It’s been a while. More than a while. Eons, really, in web life, since I’ve posted. How does a wordsmith not write? Isn’t writing like breathing for a journo? Indeed it is. And I have, actually, been writing. However, in a dramatically different format.
A little explanation is clearly needed:
Since moving to Chapel Hill, North Carolina, I wrote for several local publications and continued to freelance for national ones. I had also been working on two books. Yet I was feeling unfulfilled. After all my years in the entertainment industry, I found myself itching for an alternative that would inspire me creatively and intellectually. Then, one day as I contemplated this while stopped at a red light on Columbia Street, I glanced to my right. The brick and beige buildings of The University of Chapel Hill beckoned and I felt an immediate connection. Academia! Higher education! Forward-thinking, educated peers with whom I can exchange vigorous dialogue! I raced home and began investigating job postings at UNC.
Discovering that the UNC LGBTQ Center was looking for someone who could write their newsletter and create an alumni publication, I immediately applied. Once the Director learned of my skills, I found myself a member of the Tar Heel family. For over three years, I helped support LGBTQ visibility as webmaster of our site, social media, printed flyers, a weekly newsletter and the Alumni publication. Stuck on what to call the latter (alumni is a male gendered reference and we wanted to be inclusive, but unique), I held a well-publicized contest for alumni to come up with the title. The winner got a basket of goodies donated by GAA, Carolina’s alumni association, plus bragging rights. The winning title was “Aluminate,” a clever convergence of “alumni” and “illuminate.” I quickly learned InDesign and found myself in writer’s heaven as I created, wrote, edited, designed and distributing the publication.
The small but effective team at the LGBTQ Center lived by the motto “Teamwork makes the dream work,” collaborating on numerous trainings, programs and initiatives for faculty, staff, students and Carolina community members. We worked hard, but laughed a lot. We joked that, in most offices, it is inappropriate to discuss sex, politics or religion, yet our purpose demanded that those topics were the focus of our conversations. As an ally, I felt empathy and compassion for our constituents. The troubling stories of students terrified of being homeless if their parents learned about their sexuality were something that I lost countless nights of sleep over. After working so many years in the entertainment industry, doing work that was socially relevant and literally saved lives was incredibly fulfilling. But with my skillset, I quickly outgrew the position and there was no room in the budgetarily constrained office for me to grow. It was time to look elsewhere.

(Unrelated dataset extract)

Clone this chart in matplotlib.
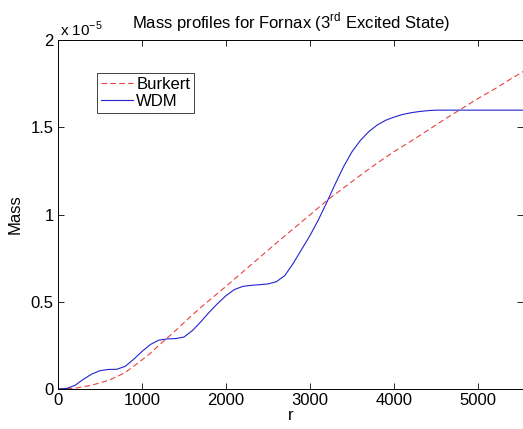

Just around that time, I participated in a Diversity Training, held by a brilliant woman named Sharbari Dey, who worked in the University’s office of Diversity and Multicultural Affairs. This aligned with my social leanings and growing awareness. I wanted to be involved in this work. It would allow me to continue to support the work of the LGBTQ Center and other affinity centers across campus. In the meantime, I reached out to Sharbari to offer my skills if they were needed. Luck shined upon me when the Communications Specialist in Diversity and Multicultural Affairs announced her retirement. There is an expression in Hebrew called b’shert, or “meant to be.” It clearly was b’shert – my destiny – to land in this department. In November 2015, I took over the vacated position and have since been working tirelessly towards creating a Carolina that is inclusive for ALL.
The breadth of written coverage in this department – now known as the University Office for Diversity & Inclusion - is like no other: rather than focus just on our programs and initiatives, my purpose is to amplify messaging from every other department/unit/school across Carolina that has to do with diversity, equity and inclusion. Features covered the spectrum of diversity, equity and inclusion issues. I write Diversity Spotlights about faculty, staff and students who have worked towards advancing diversity at UNC and beyond; features about my colleagues who have achieved success; memorial pieces about faculty who have died, especially those from minority groups who have achieved awareness of American Indian and other heritages; coverage of COVID-19′s impact on different populations, and more.
So, you see, I’ve been a busy little wordsmith. Telling the stories of people who have been invisible, othered, and micro-aggressed upon. It is incredibly rewarding to contribute to a better of understanding of each other through my writing. My hope is that my efforts help our society return to a positive trajectory towards empathy, acceptance and unity. It’s b’shert.